▸ **REQUIRED WORK**: Give the number of lines below that contain the word "size", and nothing else.

▸ **PROVIDED MATERIAL**:
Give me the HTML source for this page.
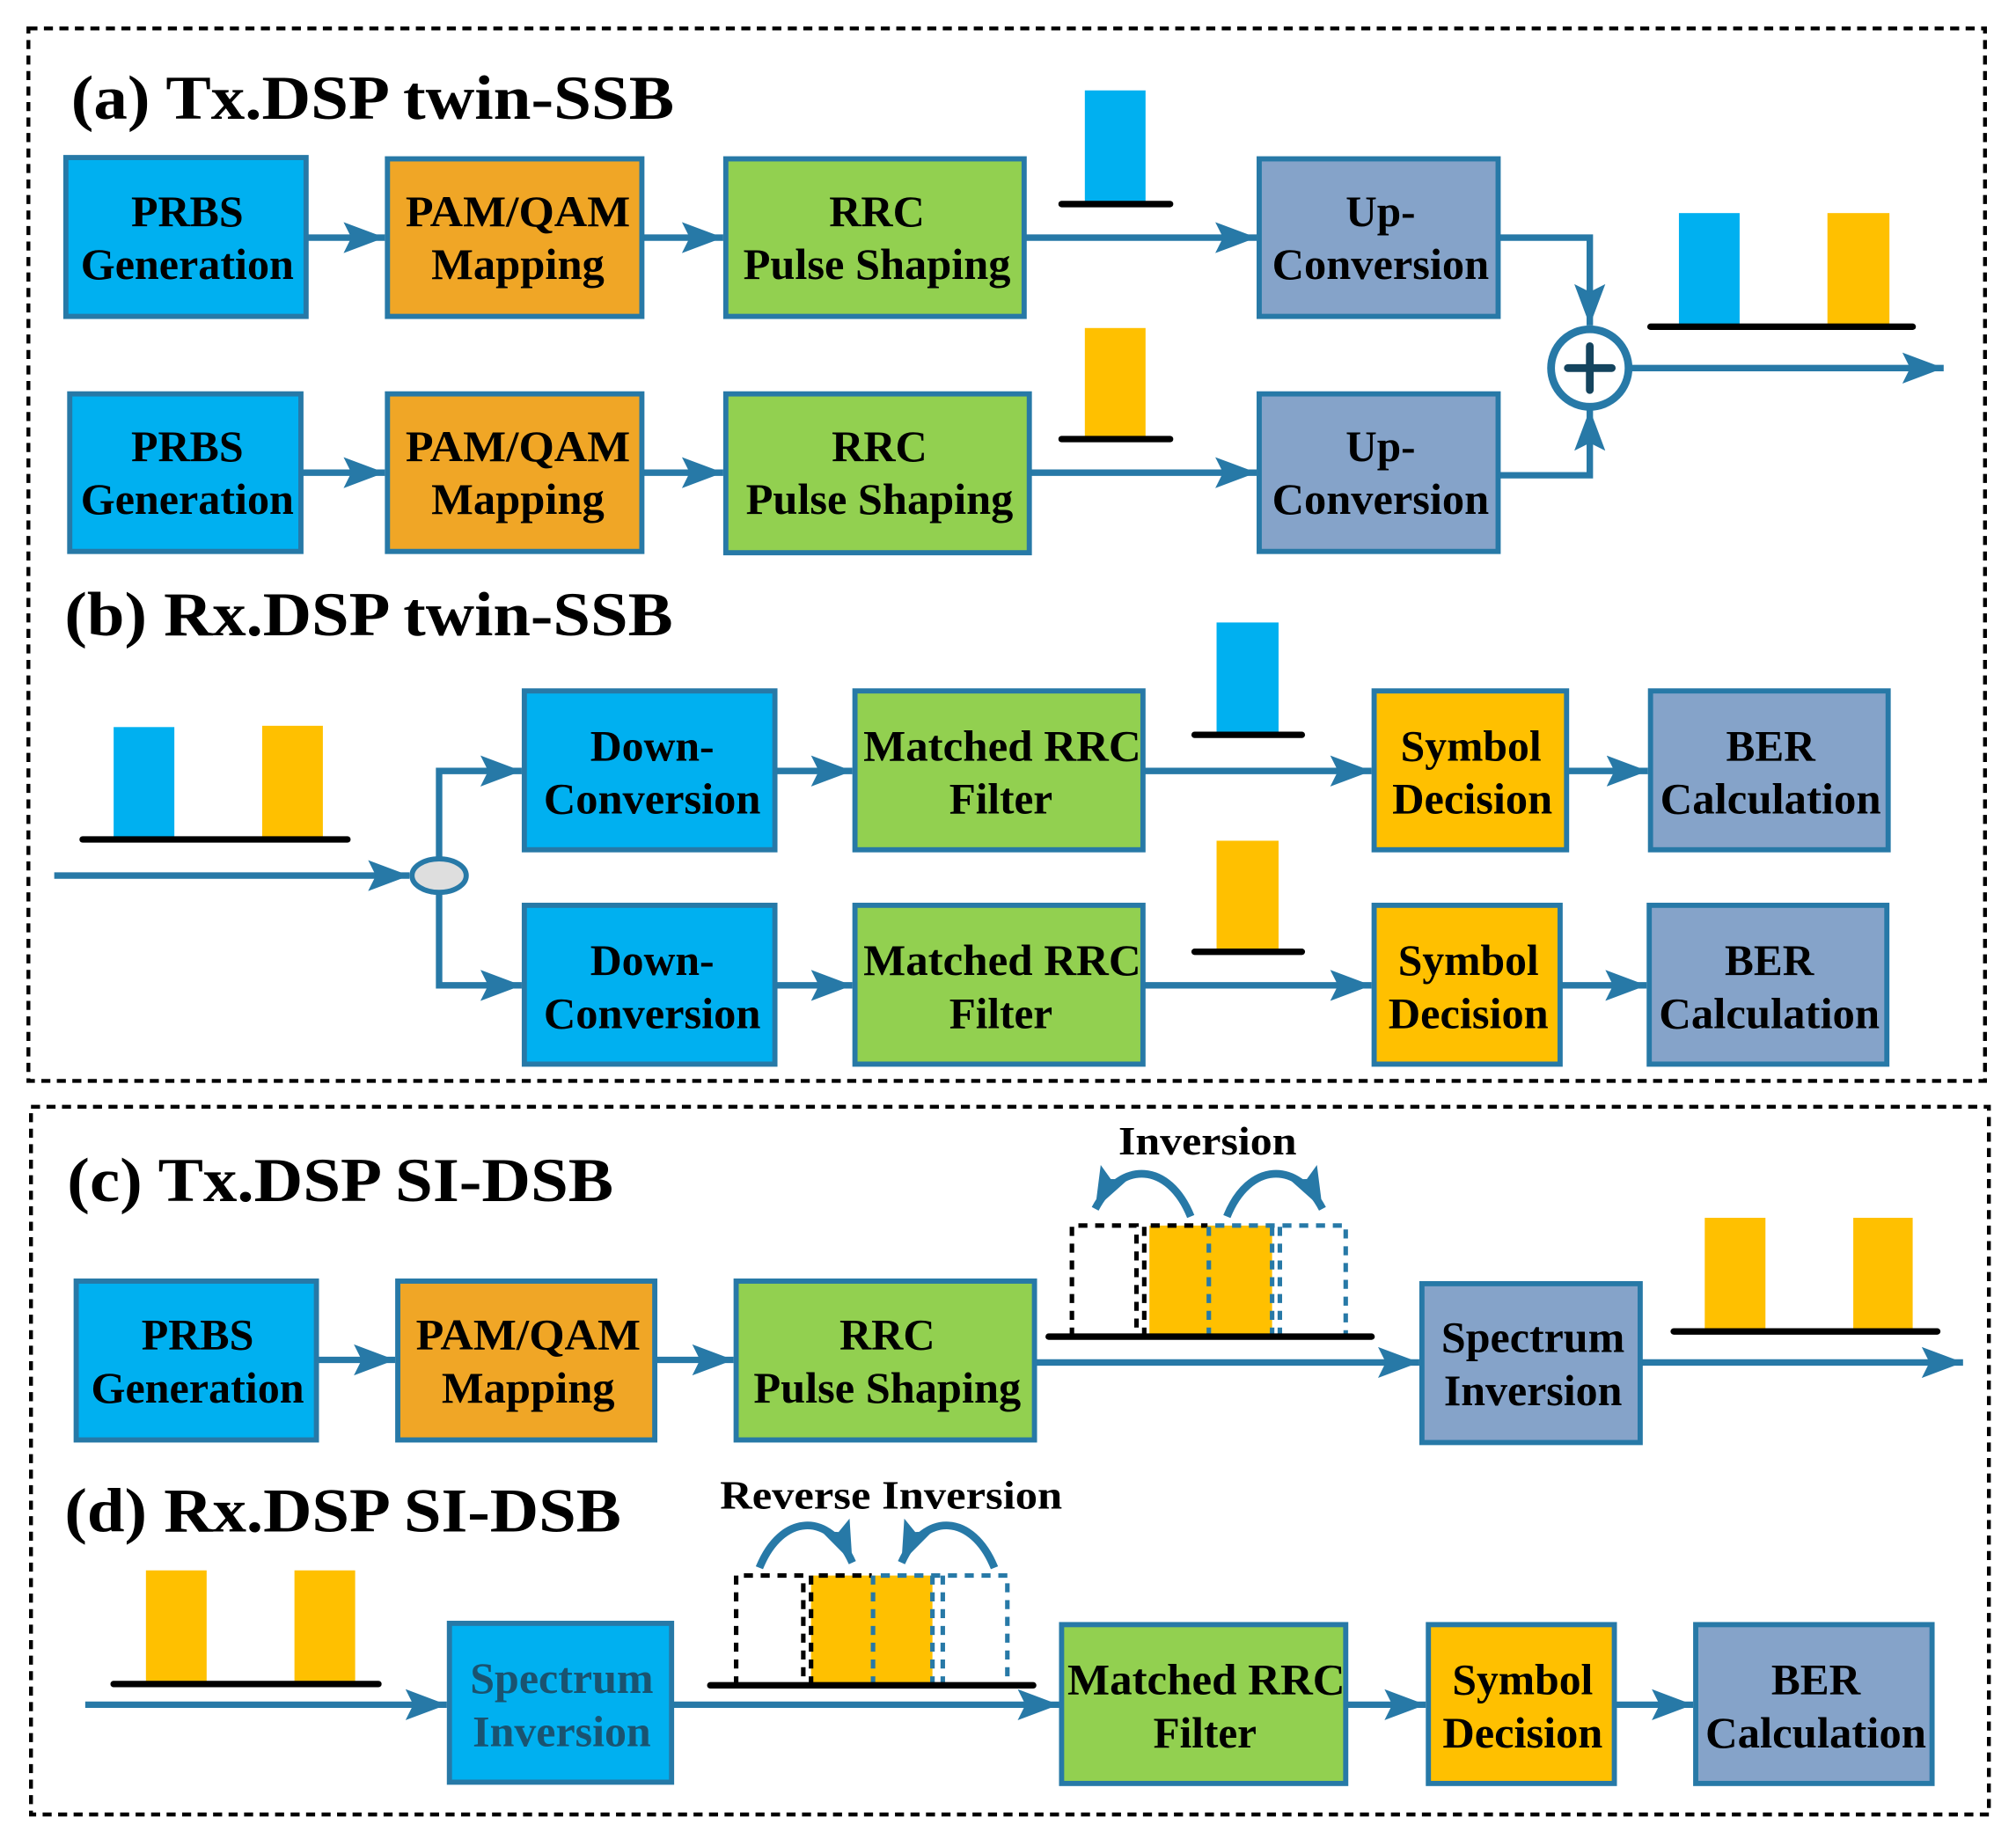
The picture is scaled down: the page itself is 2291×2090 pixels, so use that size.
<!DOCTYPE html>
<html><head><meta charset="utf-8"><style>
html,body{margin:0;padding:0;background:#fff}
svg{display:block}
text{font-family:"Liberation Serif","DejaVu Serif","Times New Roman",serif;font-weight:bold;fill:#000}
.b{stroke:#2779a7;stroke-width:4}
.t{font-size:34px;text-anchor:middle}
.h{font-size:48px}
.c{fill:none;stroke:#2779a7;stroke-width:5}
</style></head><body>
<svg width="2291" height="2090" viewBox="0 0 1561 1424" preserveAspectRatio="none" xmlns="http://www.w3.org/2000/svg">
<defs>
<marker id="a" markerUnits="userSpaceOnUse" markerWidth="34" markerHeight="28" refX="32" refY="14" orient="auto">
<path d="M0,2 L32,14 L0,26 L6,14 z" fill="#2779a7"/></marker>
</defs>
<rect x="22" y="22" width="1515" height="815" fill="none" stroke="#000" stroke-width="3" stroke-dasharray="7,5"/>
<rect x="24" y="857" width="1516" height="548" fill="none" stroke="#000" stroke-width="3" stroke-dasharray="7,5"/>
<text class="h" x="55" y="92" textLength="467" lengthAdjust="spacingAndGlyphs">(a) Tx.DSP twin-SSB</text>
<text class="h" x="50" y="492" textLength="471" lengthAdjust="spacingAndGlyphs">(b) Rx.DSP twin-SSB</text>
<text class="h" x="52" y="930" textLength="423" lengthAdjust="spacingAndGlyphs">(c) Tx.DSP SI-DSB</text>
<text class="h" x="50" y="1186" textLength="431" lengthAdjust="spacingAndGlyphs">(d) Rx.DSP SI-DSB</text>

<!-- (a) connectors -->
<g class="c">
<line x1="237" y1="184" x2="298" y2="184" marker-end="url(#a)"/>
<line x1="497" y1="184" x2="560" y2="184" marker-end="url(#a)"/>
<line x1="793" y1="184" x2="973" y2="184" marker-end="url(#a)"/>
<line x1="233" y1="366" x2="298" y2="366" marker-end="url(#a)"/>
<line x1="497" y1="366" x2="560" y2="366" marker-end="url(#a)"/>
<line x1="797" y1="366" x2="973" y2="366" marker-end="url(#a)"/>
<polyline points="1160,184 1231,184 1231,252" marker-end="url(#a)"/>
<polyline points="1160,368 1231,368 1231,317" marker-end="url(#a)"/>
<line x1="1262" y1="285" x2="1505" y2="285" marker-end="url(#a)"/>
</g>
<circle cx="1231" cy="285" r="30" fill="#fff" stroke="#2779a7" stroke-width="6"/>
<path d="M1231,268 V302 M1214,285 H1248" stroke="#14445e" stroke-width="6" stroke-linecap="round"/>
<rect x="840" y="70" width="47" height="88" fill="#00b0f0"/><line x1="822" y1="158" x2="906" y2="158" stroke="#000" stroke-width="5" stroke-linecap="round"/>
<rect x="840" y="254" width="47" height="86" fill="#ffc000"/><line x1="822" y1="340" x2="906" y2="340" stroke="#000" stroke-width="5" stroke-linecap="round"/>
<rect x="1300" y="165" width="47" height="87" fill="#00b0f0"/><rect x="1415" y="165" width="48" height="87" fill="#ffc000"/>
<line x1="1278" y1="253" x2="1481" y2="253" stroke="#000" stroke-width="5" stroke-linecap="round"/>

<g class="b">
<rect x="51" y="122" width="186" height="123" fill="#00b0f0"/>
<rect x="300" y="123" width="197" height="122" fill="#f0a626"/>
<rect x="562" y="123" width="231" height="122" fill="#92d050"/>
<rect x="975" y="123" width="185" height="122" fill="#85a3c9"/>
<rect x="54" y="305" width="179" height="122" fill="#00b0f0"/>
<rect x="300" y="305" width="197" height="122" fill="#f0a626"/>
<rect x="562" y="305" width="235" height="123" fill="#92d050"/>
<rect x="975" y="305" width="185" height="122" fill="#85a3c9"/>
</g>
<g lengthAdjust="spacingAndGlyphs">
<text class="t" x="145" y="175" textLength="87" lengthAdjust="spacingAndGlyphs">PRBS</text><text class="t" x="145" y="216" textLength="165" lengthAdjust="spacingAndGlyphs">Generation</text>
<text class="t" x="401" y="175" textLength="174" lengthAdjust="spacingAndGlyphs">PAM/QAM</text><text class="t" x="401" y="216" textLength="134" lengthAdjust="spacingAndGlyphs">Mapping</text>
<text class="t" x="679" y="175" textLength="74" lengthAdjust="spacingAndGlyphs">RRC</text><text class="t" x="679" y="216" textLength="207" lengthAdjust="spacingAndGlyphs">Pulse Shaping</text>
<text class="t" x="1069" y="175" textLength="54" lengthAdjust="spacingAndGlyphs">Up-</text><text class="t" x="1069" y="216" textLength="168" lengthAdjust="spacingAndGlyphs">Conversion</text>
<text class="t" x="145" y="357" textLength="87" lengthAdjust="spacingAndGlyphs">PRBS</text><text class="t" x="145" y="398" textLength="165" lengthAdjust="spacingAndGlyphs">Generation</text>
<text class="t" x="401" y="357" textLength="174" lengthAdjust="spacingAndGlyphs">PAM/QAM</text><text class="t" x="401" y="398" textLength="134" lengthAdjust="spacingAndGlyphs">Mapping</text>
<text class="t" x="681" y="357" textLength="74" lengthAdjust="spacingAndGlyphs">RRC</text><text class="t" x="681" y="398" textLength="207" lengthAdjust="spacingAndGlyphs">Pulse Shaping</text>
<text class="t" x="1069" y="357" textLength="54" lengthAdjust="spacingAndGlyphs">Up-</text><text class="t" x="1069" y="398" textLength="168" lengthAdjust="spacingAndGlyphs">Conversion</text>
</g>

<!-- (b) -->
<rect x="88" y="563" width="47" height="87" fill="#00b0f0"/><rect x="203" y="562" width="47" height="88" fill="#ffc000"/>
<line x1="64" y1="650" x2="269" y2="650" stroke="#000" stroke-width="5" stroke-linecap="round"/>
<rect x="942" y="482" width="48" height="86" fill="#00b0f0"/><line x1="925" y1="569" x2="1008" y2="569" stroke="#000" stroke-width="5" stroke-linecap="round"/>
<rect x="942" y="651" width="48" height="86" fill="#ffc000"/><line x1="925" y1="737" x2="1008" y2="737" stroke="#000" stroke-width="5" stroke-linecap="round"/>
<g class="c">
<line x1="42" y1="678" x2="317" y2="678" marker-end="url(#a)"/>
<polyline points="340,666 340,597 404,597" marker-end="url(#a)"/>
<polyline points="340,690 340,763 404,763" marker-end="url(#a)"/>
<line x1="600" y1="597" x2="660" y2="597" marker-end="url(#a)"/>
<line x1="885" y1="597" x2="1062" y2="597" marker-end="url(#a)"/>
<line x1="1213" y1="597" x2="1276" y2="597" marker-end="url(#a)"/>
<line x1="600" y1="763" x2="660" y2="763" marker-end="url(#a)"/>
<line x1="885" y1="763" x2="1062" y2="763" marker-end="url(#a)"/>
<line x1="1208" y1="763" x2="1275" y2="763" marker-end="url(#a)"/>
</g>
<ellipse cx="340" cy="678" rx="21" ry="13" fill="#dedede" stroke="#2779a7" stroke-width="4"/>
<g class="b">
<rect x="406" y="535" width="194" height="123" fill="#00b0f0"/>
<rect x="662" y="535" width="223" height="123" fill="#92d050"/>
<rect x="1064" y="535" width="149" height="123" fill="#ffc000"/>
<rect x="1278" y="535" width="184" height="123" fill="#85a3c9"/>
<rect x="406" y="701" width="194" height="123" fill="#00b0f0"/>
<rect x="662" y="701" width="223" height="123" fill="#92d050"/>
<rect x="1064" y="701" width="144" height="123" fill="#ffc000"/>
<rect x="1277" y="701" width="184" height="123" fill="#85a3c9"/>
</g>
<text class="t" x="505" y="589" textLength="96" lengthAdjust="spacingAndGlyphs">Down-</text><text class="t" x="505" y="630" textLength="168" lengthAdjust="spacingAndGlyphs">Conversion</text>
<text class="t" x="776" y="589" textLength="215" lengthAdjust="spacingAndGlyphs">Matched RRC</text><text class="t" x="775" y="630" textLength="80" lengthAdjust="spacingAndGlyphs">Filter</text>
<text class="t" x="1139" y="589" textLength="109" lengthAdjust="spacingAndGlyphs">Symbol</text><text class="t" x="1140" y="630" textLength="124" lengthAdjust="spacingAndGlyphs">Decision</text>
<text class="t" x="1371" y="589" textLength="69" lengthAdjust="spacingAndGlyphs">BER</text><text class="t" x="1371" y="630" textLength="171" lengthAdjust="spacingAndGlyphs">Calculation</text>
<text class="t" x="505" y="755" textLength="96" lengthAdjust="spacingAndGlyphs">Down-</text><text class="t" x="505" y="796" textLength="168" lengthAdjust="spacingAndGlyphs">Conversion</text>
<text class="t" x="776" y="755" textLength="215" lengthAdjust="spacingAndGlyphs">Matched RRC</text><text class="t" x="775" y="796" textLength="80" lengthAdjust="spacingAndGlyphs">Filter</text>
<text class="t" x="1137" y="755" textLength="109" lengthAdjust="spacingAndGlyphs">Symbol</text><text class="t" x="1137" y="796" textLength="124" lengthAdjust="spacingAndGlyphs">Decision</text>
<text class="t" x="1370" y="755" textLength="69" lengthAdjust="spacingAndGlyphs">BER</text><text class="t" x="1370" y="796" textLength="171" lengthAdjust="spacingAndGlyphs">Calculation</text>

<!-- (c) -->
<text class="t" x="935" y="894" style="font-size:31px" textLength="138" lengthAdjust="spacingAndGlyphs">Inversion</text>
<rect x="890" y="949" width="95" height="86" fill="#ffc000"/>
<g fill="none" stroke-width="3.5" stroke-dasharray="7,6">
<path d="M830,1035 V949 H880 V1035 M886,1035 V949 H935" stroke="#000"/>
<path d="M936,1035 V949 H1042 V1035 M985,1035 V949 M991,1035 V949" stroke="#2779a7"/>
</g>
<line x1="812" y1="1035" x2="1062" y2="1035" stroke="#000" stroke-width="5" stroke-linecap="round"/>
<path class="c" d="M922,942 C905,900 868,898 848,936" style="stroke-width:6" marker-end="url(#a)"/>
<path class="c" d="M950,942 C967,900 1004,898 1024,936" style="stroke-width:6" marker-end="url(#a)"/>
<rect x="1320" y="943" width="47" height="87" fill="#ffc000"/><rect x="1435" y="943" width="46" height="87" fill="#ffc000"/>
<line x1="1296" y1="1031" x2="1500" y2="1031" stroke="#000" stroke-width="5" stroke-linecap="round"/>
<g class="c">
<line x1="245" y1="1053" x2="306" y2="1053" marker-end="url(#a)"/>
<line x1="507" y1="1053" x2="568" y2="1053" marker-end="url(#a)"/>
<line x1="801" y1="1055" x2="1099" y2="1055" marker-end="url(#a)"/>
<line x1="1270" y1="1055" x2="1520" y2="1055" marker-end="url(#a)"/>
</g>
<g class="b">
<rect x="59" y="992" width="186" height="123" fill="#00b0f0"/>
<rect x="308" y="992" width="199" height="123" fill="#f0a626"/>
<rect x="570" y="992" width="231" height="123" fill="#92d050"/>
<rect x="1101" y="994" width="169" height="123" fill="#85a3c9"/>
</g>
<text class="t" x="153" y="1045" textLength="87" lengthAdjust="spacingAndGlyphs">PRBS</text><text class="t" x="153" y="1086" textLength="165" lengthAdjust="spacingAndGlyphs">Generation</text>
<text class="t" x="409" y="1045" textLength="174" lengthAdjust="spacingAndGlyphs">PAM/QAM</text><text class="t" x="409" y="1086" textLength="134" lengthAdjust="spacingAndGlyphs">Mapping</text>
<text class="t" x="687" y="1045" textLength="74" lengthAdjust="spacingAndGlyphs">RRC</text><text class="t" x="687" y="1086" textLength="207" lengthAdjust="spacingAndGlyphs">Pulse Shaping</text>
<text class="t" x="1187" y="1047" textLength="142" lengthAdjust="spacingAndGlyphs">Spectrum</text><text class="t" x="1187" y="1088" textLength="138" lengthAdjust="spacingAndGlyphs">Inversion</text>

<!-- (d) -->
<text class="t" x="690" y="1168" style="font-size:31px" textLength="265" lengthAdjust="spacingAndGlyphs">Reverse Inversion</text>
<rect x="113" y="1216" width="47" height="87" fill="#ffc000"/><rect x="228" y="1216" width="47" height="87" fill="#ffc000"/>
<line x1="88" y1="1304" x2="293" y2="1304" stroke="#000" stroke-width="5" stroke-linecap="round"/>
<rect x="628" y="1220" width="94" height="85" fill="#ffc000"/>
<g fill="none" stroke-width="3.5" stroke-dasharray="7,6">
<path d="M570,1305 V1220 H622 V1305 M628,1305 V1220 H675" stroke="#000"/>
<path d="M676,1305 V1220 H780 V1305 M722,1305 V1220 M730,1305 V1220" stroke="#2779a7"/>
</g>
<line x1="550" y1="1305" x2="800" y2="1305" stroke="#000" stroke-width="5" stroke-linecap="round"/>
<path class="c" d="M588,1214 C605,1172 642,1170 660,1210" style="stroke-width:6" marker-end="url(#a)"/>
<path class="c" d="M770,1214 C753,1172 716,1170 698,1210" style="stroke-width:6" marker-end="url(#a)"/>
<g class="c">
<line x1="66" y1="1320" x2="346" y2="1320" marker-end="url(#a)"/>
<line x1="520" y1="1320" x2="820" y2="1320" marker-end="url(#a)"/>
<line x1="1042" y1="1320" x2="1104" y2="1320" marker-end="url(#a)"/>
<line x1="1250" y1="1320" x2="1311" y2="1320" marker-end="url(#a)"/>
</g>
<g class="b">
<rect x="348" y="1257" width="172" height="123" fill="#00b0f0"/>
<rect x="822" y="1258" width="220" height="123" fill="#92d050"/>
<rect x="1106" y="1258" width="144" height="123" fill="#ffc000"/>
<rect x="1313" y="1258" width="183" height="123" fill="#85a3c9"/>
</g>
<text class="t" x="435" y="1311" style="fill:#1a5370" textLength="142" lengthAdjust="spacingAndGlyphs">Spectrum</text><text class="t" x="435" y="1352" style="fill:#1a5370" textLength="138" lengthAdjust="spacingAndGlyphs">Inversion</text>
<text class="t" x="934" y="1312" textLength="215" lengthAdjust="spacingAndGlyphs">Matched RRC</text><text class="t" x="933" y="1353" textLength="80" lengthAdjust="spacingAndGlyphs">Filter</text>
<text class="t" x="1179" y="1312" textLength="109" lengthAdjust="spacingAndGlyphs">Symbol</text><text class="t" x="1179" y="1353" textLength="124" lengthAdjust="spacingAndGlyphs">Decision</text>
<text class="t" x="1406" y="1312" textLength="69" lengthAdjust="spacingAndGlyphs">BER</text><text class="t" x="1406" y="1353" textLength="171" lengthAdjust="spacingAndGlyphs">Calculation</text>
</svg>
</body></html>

▸ **OUTPUT FOR THIS EXERCISE**: 5